Is it such extinction, or only death, of which Eustace is thinking in that brief, sighing pause after recounting his grandfather’s passing, with the birthright coracle – emblem of himself – in his clasp? Eustace died in 2003, 30 years after this footage was taken. He had no family of his own, and was the last in the Rogers’ line. So when he stares into the hollow, does he think, “I’ll not go out that way”; that he’ll not say to any issue of his, “The world is yours; mind what you do with it”? Gripping the gunwale and leaning his weight heavier than before on the coracle, does he think instead how he and she will go spinning out together? There’s love in that hold, isn’t there? So we beat on, boats against the current, borne back ceaselessly into the past.

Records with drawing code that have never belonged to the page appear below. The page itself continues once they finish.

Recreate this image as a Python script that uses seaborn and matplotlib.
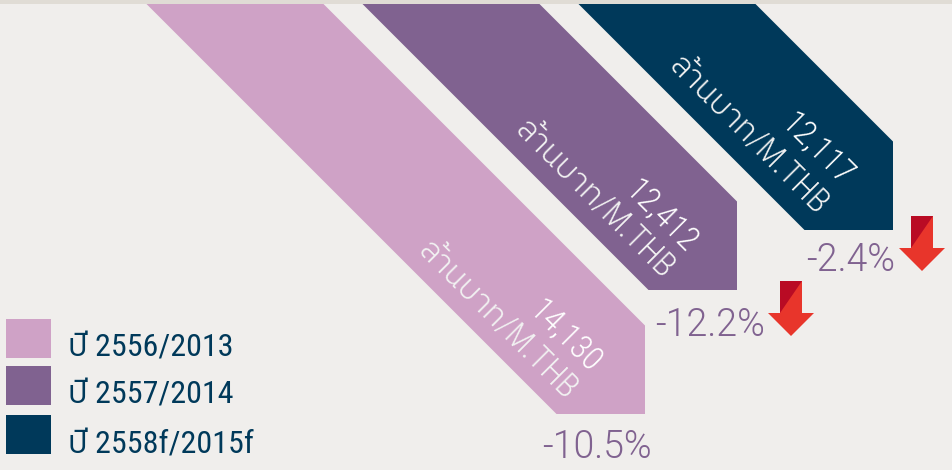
import matplotlib
matplotlib.use("Agg")
import matplotlib.pyplot as plt
import pandas as pd
import seaborn as sns
from matplotlib.patches import Polygon, Rectangle
from matplotlib.transforms import Affine2D, Bbox

# data
years = ["ปี 2556/2013", "ปี 2557/2014", "ปี 2558f/2015f"]
values = ["14,130", "12,412", "12,117"]
changes = ["-10.5%", "-12.2%", "-2.4%"]
unit = "ล้านบาท/M.THB"
# the picture is not to scale, so these are the drawn lengths
drawn_length = [410, 286, 226]

pink, purple, navy = "#CFA2C6", "#806290", "#00395A"
colors = [pink, purple, navy]
bg = "#F0EEEC"

sns.set_theme(style="white")
plt.rcParams["font.family"] = ["Roboto Condensed", "IBM Plex Sans Thai", "DejaVu Sans"]

fig = plt.figure(figsize=(9.52, 4.7), dpi=100, facecolor=bg)
ax = fig.add_axes([0, 0, 1, 1])
df = pd.DataFrame({"year": years, "length": drawn_length})
sns.barplot(data=df, x="year", y="length", hue="year", palette=colors, saturation=1,
            width=177 / 216, linewidth=0, legend=False, ax=ax)
ax.set_xlim(-235 / 216, (952 - 235) / 216)
ax.set_ylim(466, -4)
ax.set_facecolor(bg)
ax.axis("off")

# lean the bars 45 degrees and cut the end with a vertical line
fig.canvas.draw()
shear = Affine2D.from_values(1, 0, -1, 1, 466, 0)
for bar, n in zip(ax.patches, drawn_length):
    left = ax.transData.transform((bar.get_x(), 0))[0]
    w = ax.transData.transform((bar.get_x() + bar.get_width(), 0))[0] - left
    bar.set_transform(ax.transData + shear)
    bar.set_clip_box(Bbox([[0, 0], [left + n + w / 2 - 0.5, 470]]))

# overlay in pixels for the text and arrows
ov = fig.add_axes([0, 0, 1, 1])
ov.set_xlim(0, 952)
ov.set_ylim(470, 0)
ov.axis("off")
ov.add_patch(Rectangle((0, 0), 952, 4, color="#E0DCD5", lw=0))

legend_y = [319, 366, 415]
legend_text_y = [348, 395, 445]
for y, ty, name, c in zip(legend_y, legend_text_y, years, colors):
    ov.add_patch(Rectangle((6, y), 45, 39, color=c, lw=0))
    ov.text(68, ty, name, color=navy, fontsize=23, va="center", ha="left")

value_pos = [(565, 336), (661, 216), (817, 149)]
unit_pos = [(497, 321), (594, 200), (748, 136)]
for v, (x, y), (ux, uy) in zip(values, value_pos, unit_pos):
    ov.text(x, y, v, color="white", fontsize=24, weight=300, rotation=-45,
            rotation_mode="anchor", ha="center", va="center")
    ov.text(ux, uy, unit, color="#F2F2F2", fontsize=24, weight=300, rotation=-45,
            rotation_mode="anchor", ha="center", va="center")

change_pos = [(597, 447), (710, 325), (851, 260)]
for c, (x, y) in zip(changes, change_pos):
    ov.text(x, y, c, color=purple, fontsize=27, family=["Roboto", "DejaVu Sans"],
            weight=300, ha="center", va="center")


def red_arrow(cx, top):
    ov.add_patch(Polygon([(cx - 11, top), (cx + 11, top), (cx + 11, top + 32), (cx + 23, top + 32),
                          (cx, top + 55), (cx - 23, top + 32), (cx - 11, top + 32)],
                         color="#E8352B", lw=0))
    ov.add_patch(Polygon([(cx - 11, top), (cx + 11, top), (cx - 11, top + 32)],
                         color="#B90B24", lw=0))


red_arrow(922, 216)
red_arrow(791, 281)

fig.savefig("out.png", dpi=100, facecolor=bg)
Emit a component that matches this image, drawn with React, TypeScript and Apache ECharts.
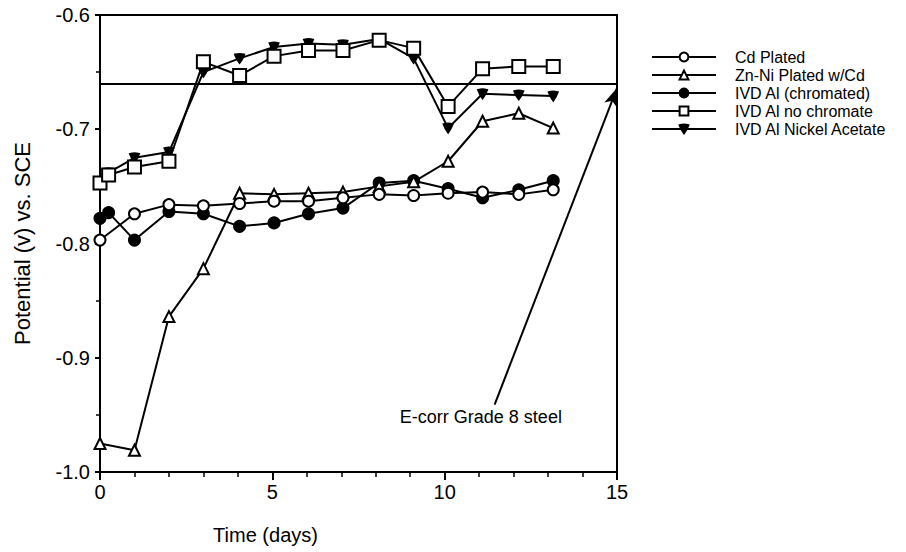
import React, { useEffect, useRef } from "react";
import * as echarts from "echarts";

const days = [0, 0.25, 1, 2, 3, 4.05, 5.05, 6.05, 7.05, 8.1, 9.1, 10.1, 11.1, 12.15, 13.15];
const seriesNames = ["Cd Plated", "Zn-Ni Plated w/Cd", "IVD Al (chromated)", "IVD Al no chromate", "IVD Al Nickel Acetate"];
const cdPlated = [-0.797, null, -0.774, -0.766, -0.767, -0.765, -0.763, -0.763, -0.760, -0.757, -0.758, -0.756, -0.755, -0.757, -0.753];
const znNi = [-0.975, null, -0.981, -0.864, -0.822, -0.756, -0.757, -0.756, -0.755, -0.750, -0.746, -0.728, -0.693, -0.686, -0.699];
const ivdChromated = [-0.778, -0.773, -0.797, -0.772, -0.774, -0.785, -0.782, -0.774, -0.769, -0.747, -0.745, -0.752, -0.760, -0.753, -0.745];
const ivdNoChromate = [-0.747, -0.740, -0.733, -0.728, -0.641, -0.653, -0.636, -0.631, -0.631, -0.622, -0.629, -0.680, -0.647, -0.645, -0.645];
const ivdNickel = [-0.747, -0.738, -0.725, -0.720, -0.650, -0.638, -0.628, -0.625, -0.626, -0.621, -0.638, -0.699, -0.669, -0.670, -0.671];
const eCorr = -0.664;
const arrowStart = [11.45, -0.941];
const arrowEnd = [15, -0.664];
const annotationText = "E-corr Grade 8 steel";
const annotationPos = [11.05, -0.952];
const yTicks = [-1.0, -0.9, -0.8, -0.7, -0.6];

const FONT = "Liberation Sans, Arial, Helvetica, sans-serif";

function pairs(vals: (number | null)[]) {
  const out: [number, number][] = [];
  vals.forEach((v, i) => {
    if (v !== null) out.push([days[i], v]);
  });
  return out;
}

const nickelSymbol = "path://M0,0 Q5,-1.5 10,0 Q8,6 5,10 Q2,6 0,0 Z";

export default function App() {
  const ref = useRef<HTMLDivElement>(null);
  useEffect(() => {
    const chart = echarts.init(ref.current!, null, { renderer: "svg" });
    const lineStyle = { color: "#000", width: 2 };
    const mk = (name: string, data: any, symbol: string, size: any, fill: string, z: number) => ({
      name,
      type: "line",
      data,
      symbol,
      symbolSize: size,
      showSymbol: true,
      z,
      lineStyle,
      itemStyle: { color: fill, borderColor: "#000", borderWidth: 2 },
      emphasis: { disabled: true },
    });
    chart.setOption({
      animation: false,
      textStyle: { fontFamily: FONT, color: "#000" },
      grid: { left: 100, right: 289, top: 15, bottom: 80, show: true, borderColor: "#000", borderWidth: 2 },
      legend: {
        left: 646,
        top: 44,
        orient: "vertical",
        itemWidth: 64,
        itemHeight: 11,
        itemGap: 2,
        data: seriesNames,
        textStyle: { fontFamily: FONT, fontSize: 16, color: "#000", padding: [0, 0, 0, 14] },
        selectedMode: false,
      },
      xAxis: {
        type: "value",
        min: 0,
        max: 15,
        interval: 5,
        name: "Time (days)",
        nameLocation: "middle",
        nameGap: 53,
        nameTextStyle: { fontFamily: FONT, fontSize: 20, color: "#000", padding: [0, 186, 0, 0] },
        axisLine: { show: true, lineStyle: { color: "#000", width: 2 } },
        axisTick: { show: true, length: 8, lineStyle: { color: "#000", width: 2 } },
        minorTick: { show: true, splitNumber: 5, length: 5, lineStyle: { color: "#000", width: 1.5 } },
        axisLabel: { fontFamily: FONT, fontSize: 20, color: "#000", margin: 10 },
        splitLine: { show: false },
      },
      yAxis: {
        type: "value",
        min: -1.0,
        max: -0.6,
        interval: 0.1,
        name: "Potential (v) vs. SCE",
        nameLocation: "middle",
        nameRotate: 90,
        nameGap: 67,
        nameTextStyle: { fontFamily: FONT, fontSize: 22, color: "#000" },
        axisLine: { show: true, lineStyle: { color: "#000", width: 2 } },
        axisTick: { show: true, length: 5, lineStyle: { color: "#000", width: 2 } },
        minorTick: { show: true, splitNumber: 2, length: 4, lineStyle: { color: "#000", width: 1.5 } },
        axisLabel: {
          fontFamily: FONT,
          fontSize: 20,
          color: "#000",
          margin: 10,
          formatter: (v: number) => {
            const t = yTicks.find((k) => Math.abs(k - v) < 1e-6);
            return t !== undefined ? t.toFixed(1) : "";
          },
        },
        splitLine: { show: false },
      },
      series: [
        mk(seriesNames[0], pairs(cdPlated), "circle", 11, "#fff", 5),
        mk(seriesNames[1], pairs(znNi), "triangle", 11, "#fff", 4),
        mk(seriesNames[2], pairs(ivdChromated), "circle", 11, "#000", 3),
        mk(seriesNames[3], pairs(ivdNoChromate), "rect", 13, "#fff", 6),
        mk(seriesNames[4], pairs(ivdNickel), nickelSymbol, [9, 9], "#000", 2),
        {
          name: "annotation",
          type: "line",
          data: [],
          z: 1,
          markLine: {
            silent: true,
            animation: false,
            lineStyle: { color: "#000", width: 2, type: "solid" },
            label: { show: false },
            symbol: "none",
            data: [
              { yAxis: eCorr, symbol: "none" },
              [
                { coord: arrowStart, symbol: "none" },
                { coord: arrowEnd, symbol: "arrow", symbolSize: [10, 18] },
              ],
            ],
          },
          markPoint: {
            silent: true,
            animation: false,
            symbol: "circle",
            symbolSize: 0,
            label: { show: true, position: "inside", color: "#000", fontFamily: FONT, fontSize: 18, formatter: annotationText },
            data: [{ coord: annotationPos, value: 0 }],
          },
        },
      ],
    });
    return () => chart.dispose();
  }, []);
  return <div ref={ref} style={{ position: "fixed", left: 0, top: 0, width: 906, height: 552, background: "#fff" }} />;
}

Whatever it is that occupies his thoughts, its evidence is what’s interesting. His observable thinking is reminder of the fluency, the voluble, animate nature of archive, that is easily forgotten. This is especially so with digital archive, which can seem as a cemented moment in time, diamond-hard. Digital archive has the quality of a bulk material – more mineral than animal. Watching archive film that is fed through a projector, we may be more mindful of the perishable stock, which moulders without proper keeping, and in turn may be more sensible to the cursiveness of the captured moment as lived. Digitising film divorces a viewer from the amorphous things that make it up: lives, people, thinking, time.

In this case, we could say of the exchange between Eustace Rogers and Peter Green that it went off this way and only this way, and is locked-in. But there was a while – as the reel spooled through the camera, marking time – when their conversation might have played in infinite other ways. It was a living, incipient moment – the now flowing off into the unseen future, not consummate, unfinished. When the action of thinking is exposed as here, it becomes very suddenly clear that – in this case – Eustace is neither fossil nor figment, but flesh-and-blood and a man of feeling. To see him thinking – and never to know unequivocally what it is he thinks – hands us into the tissue of his time.